Code that draws figures
☆ ☆ ☆ ☆

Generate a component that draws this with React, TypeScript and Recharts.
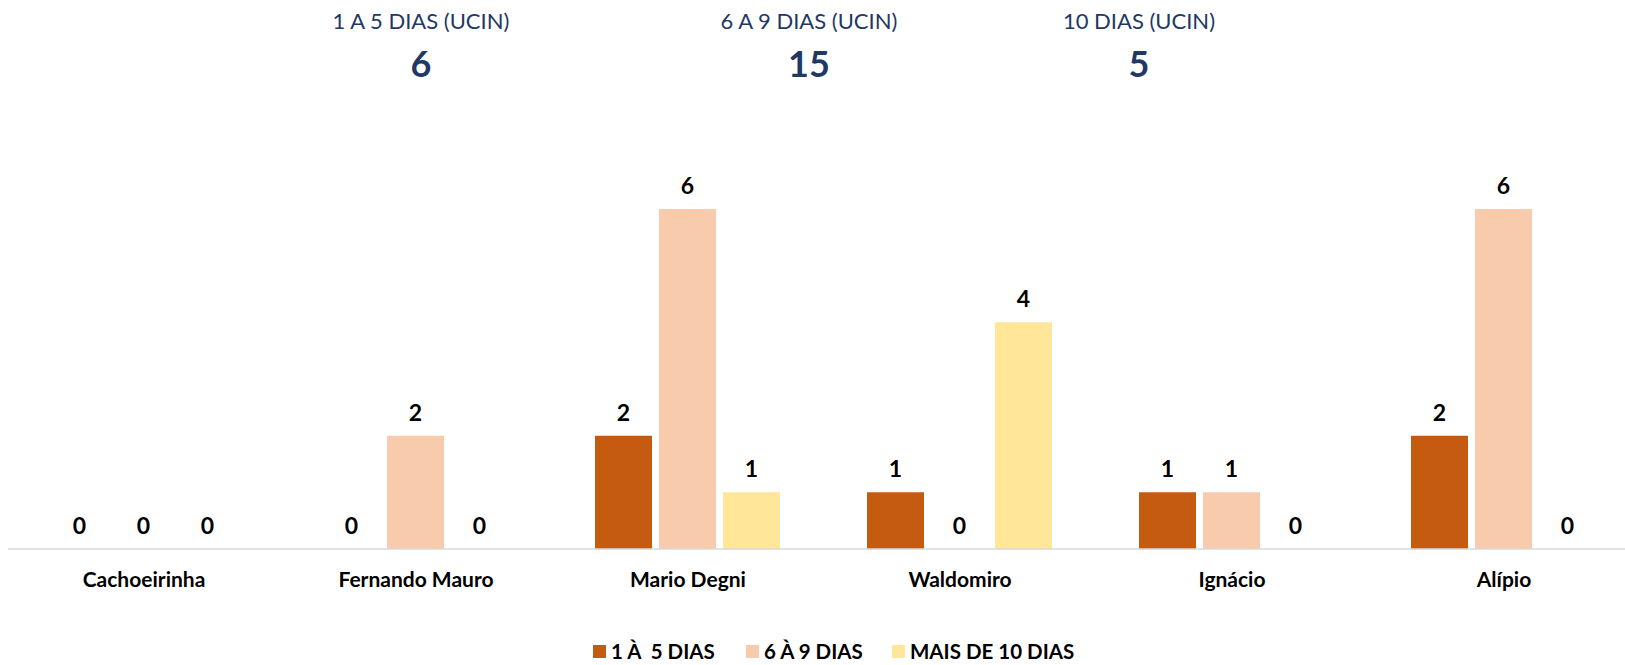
import { Bar, BarChart, LabelList, XAxis, YAxis } from 'recharts'

const categories = ['Cachoeirinha', 'Fernando Mauro', 'Mario Degni', 'Waldomiro', 'Ignácio', 'Alípio']
const dias1a5 = [0, 0, 2, 1, 1, 2]
const dias6a9 = [0, 2, 6, 0, 1, 6]
const mais10 = [0, 0, 1, 4, 0, 0]

const summaryLabels = ['1 A 5 DIAS (UCIN)', '6 A 9 DIAS (UCIN)', '10 DIAS (UCIN)']
const summaryValues = [6, 15, 5]
const summaryX = [421, 809, 1139]

const seriesNames = ['1 À  5 DIAS', '6 À 9 DIAS', 'MAIS DE 10 DIAS']
const colors = ['#C55A11', '#F8CBAD', '#FFE699']
const legendX = [593, 746, 892]

const data = categories.map((name, i) => ({
  name,
  a: dias1a5[i],
  b: dias6a9[i],
  c: mais10[i],
}))

const font = 'Lato, "Open Sans", sans-serif'
const navy = '#1F3864'

export default function App() {
  return (
    <div
      style={{
        position: 'fixed',
        left: 0,
        top: 0,
        width: 1625,
        height: 665,
        overflow: 'hidden',
        background: '#fff',
        fontFamily: font,
      }}
    >
      {summaryLabels.map((label, i) => (
        <div key={label}>
          <div
            style={{
              position: 'absolute',
              left: summaryX[i] - 150,
              width: 300,
              top: 7,
              textAlign: 'center',
              fontSize: 22,
              color: navy,
              whiteSpace: 'pre',
            }}
          >
            {label}
          </div>
          <div
            style={{
              position: 'absolute',
              left: summaryX[i] - 100,
              width: 200,
              top: 41,
              textAlign: 'center',
              fontSize: 36,
              fontWeight: 700,
              color: navy,
            }}
          >
            {summaryValues[i]}
          </div>
        </div>
      ))}

      <div style={{ position: 'absolute', left: 0, top: 0 }}>
        <BarChart
          width={1640}
          height={665}
          data={data}
          margin={{ top: 209, right: 0, left: 8, bottom: 0 }}
          barCategoryGap={43}
          barGap={7}
        >
          <XAxis
            dataKey='name'
            height={116}
            tickLine={false}
            axisLine={{ stroke: '#D9D9D9', strokeWidth: 1.5 }}
            tickMargin={17}
            interval={0}
            tick={{ fill: '#000', fontSize: 21, fontWeight: 700, fontFamily: font }}
          />
          <YAxis hide domain={[0, 6]} />
          {(['a', 'b', 'c'] as const).map((key, i) => (
            <Bar
              key={key}
              dataKey={key}
              name={seriesNames[i]}
              fill={colors[i]}
              minPointSize={0.01}
              isAnimationActive={false}
            >
              <LabelList
                dataKey={key}
                position='top'
                offset={15}
                style={{ fill: '#000', fontSize: 23, fontWeight: 700, fontFamily: font }}
              />
            </Bar>
          ))}
        </BarChart>
      </div>

      {seriesNames.map((name, i) => (
        <div
          key={name}
          style={{
            position: 'absolute',
            left: legendX[i],
            top: 641,
            display: 'flex',
            alignItems: 'center',
            fontSize: 20.5,
            fontWeight: 700,
            color: '#000',
            whiteSpace: 'pre',
            lineHeight: '20px',
          }}
        >
          <span style={{ width: 13, height: 13, background: colors[i], marginRight: 5, display: 'inline-block' }} />
          {name}
        </div>
      ))}
    </div>
  )
}
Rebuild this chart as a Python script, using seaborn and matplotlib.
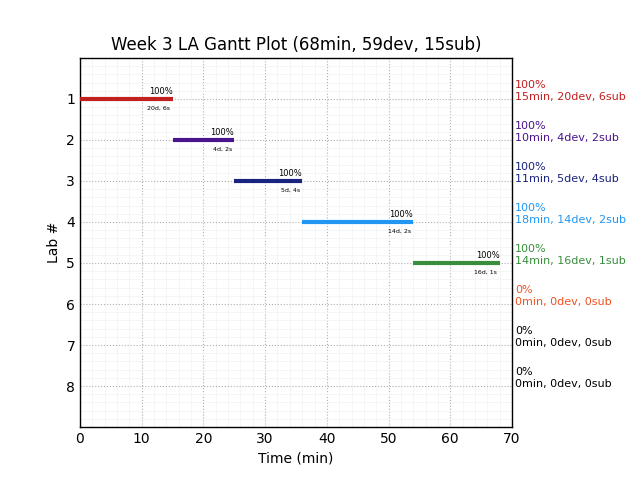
import pandas as pd
import matplotlib.pyplot as plt
import seaborn as sns
from matplotlib.ticker import MultipleLocator

labs = [1, 2, 3, 4, 5, 6, 7, 8]
starts = [0, 15, 25, 36, 54, 68, 68, 68]
ends = [15, 25, 36, 54, 68, 68, 68, 68]
pct = [100, 100, 100, 100, 100, 0, 0, 0]
devs = [20, 4, 5, 14, 16, 0, 0, 0]
subs = [6, 2, 4, 2, 1, 0, 0, 0]
colors = ['#c21f1f', '#4a148c', '#1a237e', '#2196f3', '#388e3c', '#f4511e', 'black', 'black']

sns.set_style('white')
plt.rcParams.update({'text.color': 'black', 'axes.labelcolor': 'black',
                     'xtick.color': 'black', 'ytick.color': 'black'})
fig = plt.figure(figsize=(6.4, 4.8), dpi=100)
ax = fig.add_axes([0.125, 0.1104, 0.675, 0.7688])

# long table: one start row and one end row per lab that has time
rows = []
for lab, s, e in zip(labs, starts, ends):
    if e > s:
        rows.append({'lab': lab, 'time': s})
        rows.append({'lab': lab, 'time': e})
df = pd.DataFrame(rows)
pal = {lab: c for lab, c in zip(labs, colors)}
sns.lineplot(data=df, x='time', y='lab', hue='lab', units='lab', estimator=None,
             palette=pal, linewidth=3, legend=False, ax=ax, zorder=3,
             solid_capstyle='butt')

for lab, s, e, p, d, sb, c in zip(labs, starts, ends, pct, devs, subs, colors):
    if e > s:
        ax.text(e, lab - 0.07, f'{p}%', fontsize=6, ha='right', va='bottom')
        ax.text(e - 0.4, lab + 0.22, f'{d}d, {sb}s', fontsize=4.5, ha='right', va='center')
    ax.text(70.5, lab - 0.2, f'{p}%\n{e - s}min, {d}dev, {sb}sub', fontsize=8,
            color=c, ha='left', va='center', clip_on=False)

ax.set_xlim(0, 70)
ax.set_ylim(9, 0)
ax.set_yticks(labs)
ax.xaxis.set_major_locator(MultipleLocator(10))
ax.xaxis.set_minor_locator(MultipleLocator(2))
ax.yaxis.set_minor_locator(MultipleLocator(0.2))
ax.grid(which='major', color='#b0b0b0', linestyle=':', linewidth=0.8)
ax.grid(which='minor', color='#f4f4f4', linestyle='-', linewidth=0.6)
ax.tick_params(which='both', length=0, labelsize=10)
for sp in ax.spines.values():
    sp.set_color('black')
    sp.set_linewidth(1)

ax.set_title('Week 3 LA Gantt Plot (68min, 59dev, 15sub)', fontsize=12)
ax.set_xlabel('Time (min)', fontsize=10)
ax.set_ylabel('Lab #', fontsize=10)

fig.savefig('out.png', dpi=100)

☆ ☆ ☆ ☆

WHAT YOU HAVE TO DO »
Return exactly what appears from the opening line of the material through the line with "const summaryX = [421, 809, 1139]", apart from the pictures.

SOLUTION TO THIS EXERCISE »
Generate a component that draws this with React, TypeScript and Recharts.
import { Bar, BarChart, LabelList, XAxis, YAxis } from 'recharts'

const categories = ['Cachoeirinha', 'Fernando Mauro', 'Mario Degni', 'Waldomiro', 'Ignácio', 'Alípio']
const dias1a5 = [0, 0, 2, 1, 1, 2]
const dias6a9 = [0, 2, 6, 0, 1, 6]
const mais10 = [0, 0, 1, 4, 0, 0]

const summaryLabels = ['1 A 5 DIAS (UCIN)', '6 A 9 DIAS (UCIN)', '10 DIAS (UCIN)']
const summaryValues = [6, 15, 5]
const summaryX = [421, 809, 1139]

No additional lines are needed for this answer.